Tokenized funds are becoming a gateway for institutions that want onchain settlement without leaving regulated structures. JPMorgan’s $100M seed signals growing appetite for blockchain-based liquidity tools.

Why Are Institutional Firms Accelerating Tokenization?

JPMorgan’s move comes as U.S. policymakers give clearer guidance on where blockchain-based assets fit inside the existing financial system. The GENIUS Act, passed earlier this year, set a national framework for dollar-denominated stablecoins. Meanwhile, work on the Clarity Act points to a more coherent division of regulatory roles for onchain financial products.

These developments have pushed large institutions to scale tokenization programs that were previously experimental. “There is a massive amount of interest from clients around tokenization,” said John Donohue, JPMorgan Asset Management’s head of liquidity. “We expect to be a leader in this space and work with clients to make sure that we have a product lineup that allows them to have the choices that we have in traditional money-market funds on blockchain.”

Real-world asset markets have reflected this trend. Total capitalization reached $38 billion in 2025, according to The Block. Tokenized money-market funds have drawn particular interest because they give investors a way to keep assets onchain while earning yield, solving the problem of idle stablecoin balances that generate no return.

How Does JPMorgan Fit Into the Competitive Landscape?

The bank joins an expanding group of asset-management firms experimenting with tokenized funds. BlackRock runs the largest such product with more than $1.8 billion in assets. Goldman Sachs and BNY Mellon said earlier this year they would work together on digital tokens tied to money-market funds from major issuers.
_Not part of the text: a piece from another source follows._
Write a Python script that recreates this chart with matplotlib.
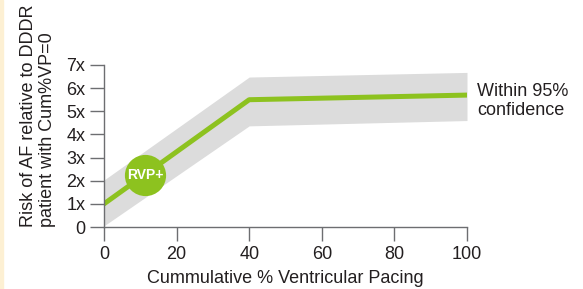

Several crypto exchanges have also rolled out tokenized securities in selected markets as demand grows for onchain versions of familiar financial instruments.

For JPMorgan, MONY is the latest in a series of blockchain initiatives that contrast sharply with CEO Jamie Dimon’s long-running criticism of Bitcoin. Despite his past comments — including calling Bitcoin “worse than tulip bulbs” — the bank has been one of the most active Wall Street institutions exploring blockchain-based settlement and tokenization.
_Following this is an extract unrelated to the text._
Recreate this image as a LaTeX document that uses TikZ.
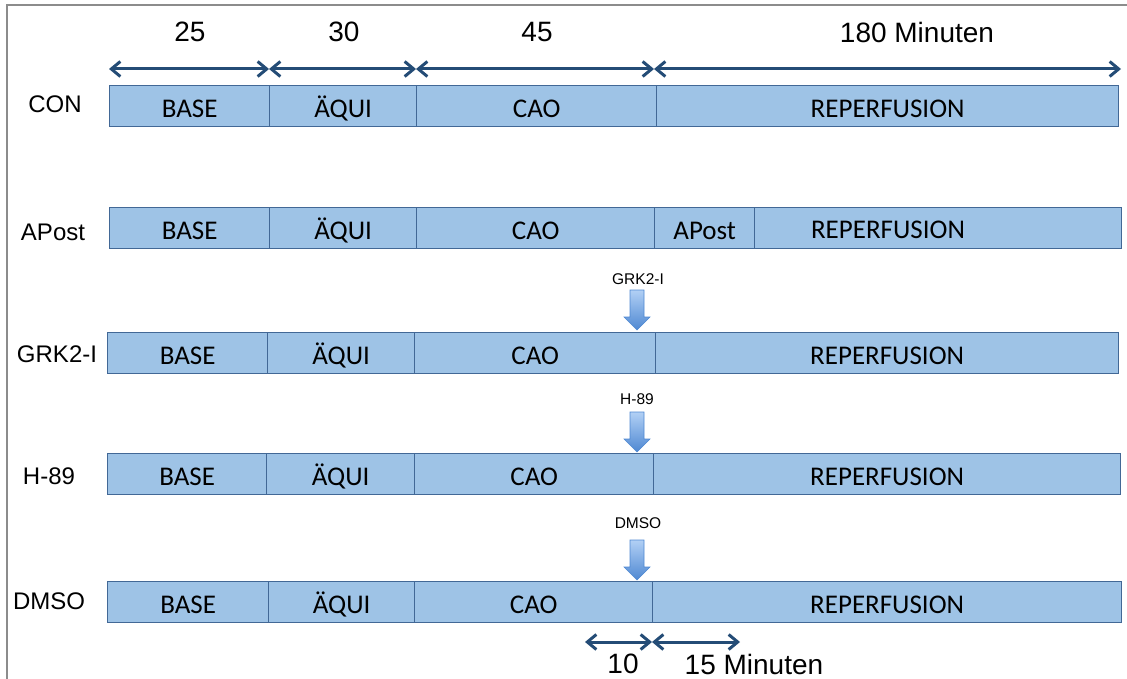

Last week, JPMorgan helped arrange a commercial paper offering for a Galaxy Digital subsidiary on Solana using a newly issued USCP token, with settlement in USDC. Executives involved described the transaction as part of a broader effort to test how public blockchains can support institutional capital-markets activity.

Investor Takeaway

JPMorgan’s recent work across Ethereum and Solana shows that large institutions are now testing public networks directly — not just private chains — for fund issuance and debt markets.

What Does MONY Mean for Onchain Funds Going Forward?

Tokenized money-market funds have become one of the clearer entry points for regulated institutions exploring blockchain. They mirror familiar investment structures, offer predictable yields and operate with the same risk profiles as their traditional counterparts — while enabling faster settlement, token transportability and blockchain-based reporting.

If MONY attracts demand from qualified investors, it will add to the growing case that tokenization can slot into existing frameworks without forcing radical changes to compliance or custody. The ability to subscribe with USDC or cash positions the fund at the intersection of traditional and onchain liquidity — a theme several banks and asset managers are now pursuing.

The rollout also expands Ethereum’s footprint in the tokenized-asset sector. While many institutions began with private chains or permissioned systems, JPMorgan’s move builds directly on a public network, reflecting a broader readiness among large firms to explore public-chain settlement for regulated products.

As tokenized funds, commercial paper and other short-term debt instruments migrate onchain, competition among banks is likely to intensify. MONY gives JPMorgan a stake early in the market’s growth and signals that tokenized cash instruments may become standard tools for liquidity management in the years ahead.